What is Whiter than Snow?
Walking in a Winter Wonderland!
Just arrived back from a walk with our dog. It has been unseasonably cold in Belfast this week. We woke this morning to a blanket of snow. So I headed out with my son, who has just returned from Uni, to enjoy the falling, fluffy, flakes.
As the clouds cleared away, sunlight began to sparkle and twinkle its refracted light on fields and woods: everything was irradiated, and lit up almost-magically, as my heart was full of gladness in this winter wonderland. All green grass concealed. All brown branches covered. Glistening, glinting snow had hidden everything from view.
We continued down the field, at times entering into forest - till I bumped into a lad from Hong Kong who I'd talked to at length, on one previous occasion.
A Vital Question
The question that I posed to him was this: 'What is whiter than the snow?'
Since he didn't appear to know how to respond, I gently mentioned Psalm 51, and the covering it speaks of, when God forgives our sins.
Psalm 51
In this prayer, conniving, murdering, adulterous David had now come clean with God, as the superscription informs us. He begs the LORD for mercy! His only hope is God's compassionate, covenantally-faithful character!
The God "who forgives all your iniquity" as Psalm 103.3 describes Him - this is Your God! This same LORD who declared His Glorious Name to Moses, in Exodus 33.19, is the never-changing Redeemer, who is ready to pardon His pleading, broken-hearted, people. After all, this was His great, over-arching eternal purpose - to purchase our pardon in the person of His Beloved, our Kinsman-Redeemer, Jesus.
The King then laments his guilt and enumerates his sins - both original and actual - from conception to recent crimes: the son of Jesse confesses that he knows, all too well, that he, like us, by nature and practice, but for God's grace, is evil through and through. He is painfully aware that God demands the highest standards of rectitude and truth in the inner, concealed, parts - now casting himself on the LORD, as if to the Great High Priest, he cries for complete purging in a heartbroken plea for purification, Psalm 51.7.
Prayer for Purity
Hyssop is that little herbaceous plant that grows in cracks in walls or rocks in the arid, hot, dusty Middle-East.
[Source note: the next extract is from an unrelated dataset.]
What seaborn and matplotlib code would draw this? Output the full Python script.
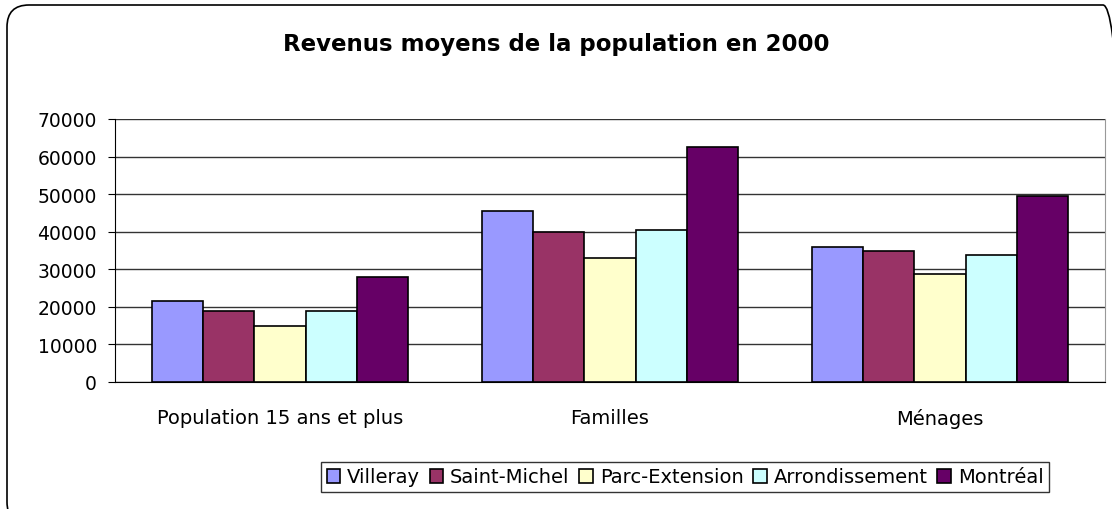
import pandas as pd
import matplotlib.pyplot as plt
import seaborn as sns
from matplotlib.patches import FancyBboxPatch
from matplotlib.transforms import IdentityTransform

# Data
categories = ['Population 15 ans et plus', 'Familles', 'Ménages']
zones = ['Villeray', 'Saint-Michel', 'Parc-Extension', 'Arrondissement', 'Montréal']
villeray = [21500, 45500, 35800]
saint_michel = [19000, 40000, 35000]
parc_extension = [15000, 33000, 28800]
arrondissement = [19000, 40500, 33900]
montreal = [28000, 62600, 49400]
colors = ['#9999FF', '#993366', '#FFFFCC', '#CCFFFF', '#660066']

# Long-format table for seaborn
values = [villeray, saint_michel, parc_extension, arrondissement, montreal]
rows = []
for zone, vals in zip(zones, values):
    for cat, v in zip(categories, vals):
        rows.append({'categorie': cat, 'zone': zone, 'revenu': v})
df = pd.DataFrame(rows)

sns.set_style('white')
plt.rcParams['font.family'] = ['DejaVu Sans']
plt.rcParams['text.color'] = 'black'
plt.rcParams['xtick.color'] = 'black'
plt.rcParams['ytick.color'] = 'black'

fig = plt.figure(figsize=(11.12, 5.1), dpi=100)
ax = fig.add_axes([115 / 1112, 1 - 383 / 510, 990 / 1112, 263 / 510])

sns.barplot(data=df, x='categorie', y='revenu', hue='zone', order=categories,
            hue_order=zones, palette=colors, width=0.776, gap=0,
            edgecolor='black', linewidth=1.2, saturation=1, ax=ax, zorder=3)

# Axis settings
ax.set_ylim(0, 70000)
ax.set_xlim(-0.5, 2.5)
ax.set_yticks(range(0, 70001, 10000))
ax.yaxis.grid(True, color='#333333', linewidth=1)
ax.set_axisbelow(True)
ax.set_xlabel('')
ax.set_ylabel('')
ax.tick_params(axis='y', labelsize=13.5, length=5, direction='out', left=True, pad=8)
ax.tick_params(axis='x', labelsize=14, length=0, pad=19)
ax.spines['top'].set_visible(False)
ax.spines['left'].set_color('black')
ax.spines['bottom'].set_color('black')
ax.spines['right'].set_color('#999999')

# Title
fig.text(0.5, 1 - 45 / 510, 'Revenus moyens de la population en 2000',
         ha='center', va='center', fontsize=16.5, fontweight='bold')

# Legend
ax.legend_.remove()
handles, labels = ax.get_legend_handles_labels()
leg = fig.legend(handles, labels, loc='center', bbox_to_anchor=(685 / 1112, 1 - 478 / 510),
                 ncol=5, frameon=True, fancybox=False, fontsize=14,
                 handlelength=0.7, handleheight=0.7, handletextpad=0.35,
                 columnspacing=0.5, borderpad=0.3, borderaxespad=0)
leg.get_frame().set_edgecolor('black')
leg.get_frame().set_linewidth(1)

# Rounded outer frame (pixel coordinates, runs off the right and bottom edges)
frame = FancyBboxPatch((7, -15), 1118, 519,
                       boxstyle='round,pad=0,rounding_size=22',
                       transform=IdentityTransform(), fill=False,
                       edgecolor='black', linewidth=1.2)
fig.patches.append(frame)

fig.savefig('out.png', dpi=100)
It is ideal for dipping in and sprinkling any fluid or liquid. Hyssop is the 'Sinai Sprinkler' that Moses used to soak the Blood of the Covenant on Book, Priests and Israel; hyssop is also the 'Purifying Parsley' that the priests in the Temple used to pronounce the leper clean; hyssop is finally the 'Holiness Herb' used to scatter sacrificial blood to set apart anything or anyone as the exclusive property of God.
There is no doubt that David believes his sin has made him as unclean as a leper - unfit to enter God's presence and an outcast from God's people. 'Unclean, unclean' is the plague and plight he feels. His prayer, therefore, seeks full purgation of his sinful 'leprosy', on the basis of Covenant promises, in order, once again, to be set apart from Kingdom service!
"Purge me with hyssop, and I shall be clean, wash me and I shall be whiter than snow."
Confident of Cleansing
He speaks with assurance, yet without any hint of presumption. Resting on God's promises he anticipates forgiveness. All breaches of the Law will be, like an upturned bowl, wiped clean, v1; all inner crookedness and twists will be straightened out; guilt's penalty will be given an all-over lavage, v2a; every offense and falling short will be made an unearthly, brilliant, white, v2b; it will be utterly blotted out and hidden from God's face, v9; David will be delivered from bloodguilt, v14; the King will be reckoned free and cleared from every charge.
"What can wash away my stain? Nothing but the blood of Jesus!
What can make me whole again? Nothing but the blood of Jesus!
Oh, precious is the flow, that makes me white as snow.......
No other fount I know, nothing but the blood of Jesus!"
Brother, sisters, sinners, saints - rejoice in the whiter-than-snow blanket of the covering merit of Christ's Cross!
Reason to Rejoice
Lucy, our Bernese Mountain Dog, seems to loves the snow - whether she is rolling, running or rearing up to catch snowballs, when she gets out in the white stuff she is really in her element...
As pardoned, redeemed, washed, purified, more than snow-white saints, have we not infinitely more abundant and spiritual reasons to celebrate God's grace to us, who are covered, through faith, in the imputed Gospel righteousness of Christ?